Les partenaires de la Grèce sont prêts à donner un délai au nouveau gouvernement grec avant de pouvoir négocier sereinement sur son plan d'aide, a assuré le ministre français des Finances, Michel Sapin. Une extension de six mois du programme actuel, déjà prolongé en décembre jusqu'à fin février, est envisageable comme première réponse, a-t-on indiqué de source européenne.

Mais le temps presse. «L'analyse est de savoir jusqu'à quand la Grèce peut tenir en terme de trésorerie», a averti M. Sapin. «Est-ce que la Grèce est capable, fin mars, de payer ses fonctionnaires?», a-t-il ajouté.

«Partie de poker» 

«Nous devons voir les propositions que fera Tsipras», a déclaré le ministre italien des Affaires européennes, Sandro Gozi.

«Le peuple grec laisse l'austérité derrière lui», a lancé dimanche le nouvel homme fort de la Grèce dans sa première intervention après la victoire de son parti. Un peu plus tard il précisait vouloiir «négocier» avec les créanciers internationaux «une nouvelle solution viable qui bénéficie à tous», sans entrer dans les détails.

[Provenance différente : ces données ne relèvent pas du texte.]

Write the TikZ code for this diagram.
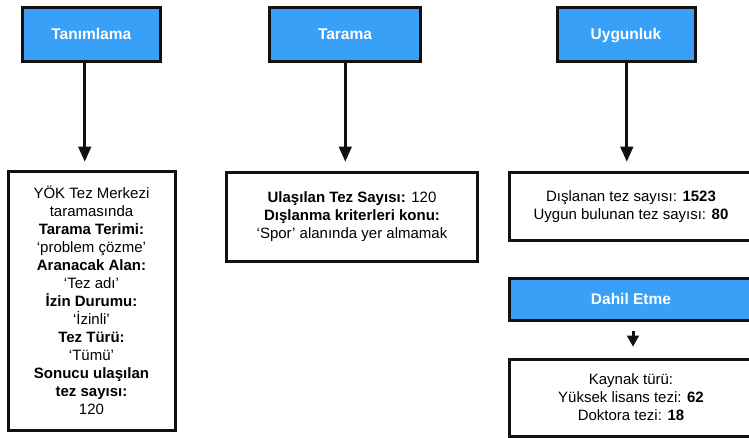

Mais derrière la réthorique, il y a les faits. Athènes vit depuis 2010 sous perfusion de ses créanciers internationaux, qui se sont engagés à lui prêter quelque 240 milliards d'euros en échange d'une austérité drastique.

«Je rends un pays qui est en train de sortir de la crise, qui est membre de l'Union européenne et de la zone euro et j'espère que le prochain gouvernement va maintenir ces acquis», a  souligné Antonis Samaras, le Premier ministre sortant, après avoir concédé la défaite.

Il faut s'attendre à des moments tendus entre Bruxelles et Athènes dans les prochaines semaines, estime un haut fonctionnaire européen.

Entre Merkel et Syriza, «il va y avoir une partie de poker passionnante», prédit Julian Rappold. «Actuellement, pour le gouvernement allemand un effacement de dette n'est pas négociable», souligne-t-il. «Mais il doit y avoir une concession» de Berlin. «On ne veut pas être celui qui aura poussé la Grèce dans le précipice», explique-t-il.

«Il faut alléger la dette, par exemple en allongeant la durée des prêts et en réduisant encore les taux d'intérêt sur certains prêts», a expliqué l'économiste Jacques Sapir au quotidien français Libération.

L'économiste Paul De Grauwe met en garde: refuser d'alléger la dette serait une erreur car cela «condamnera la Grèce a de nombreuses années difficiles et encouragera les mouvements politiques extrémistes», ce qui «perturbera fortement la zone euro dans son ensemble».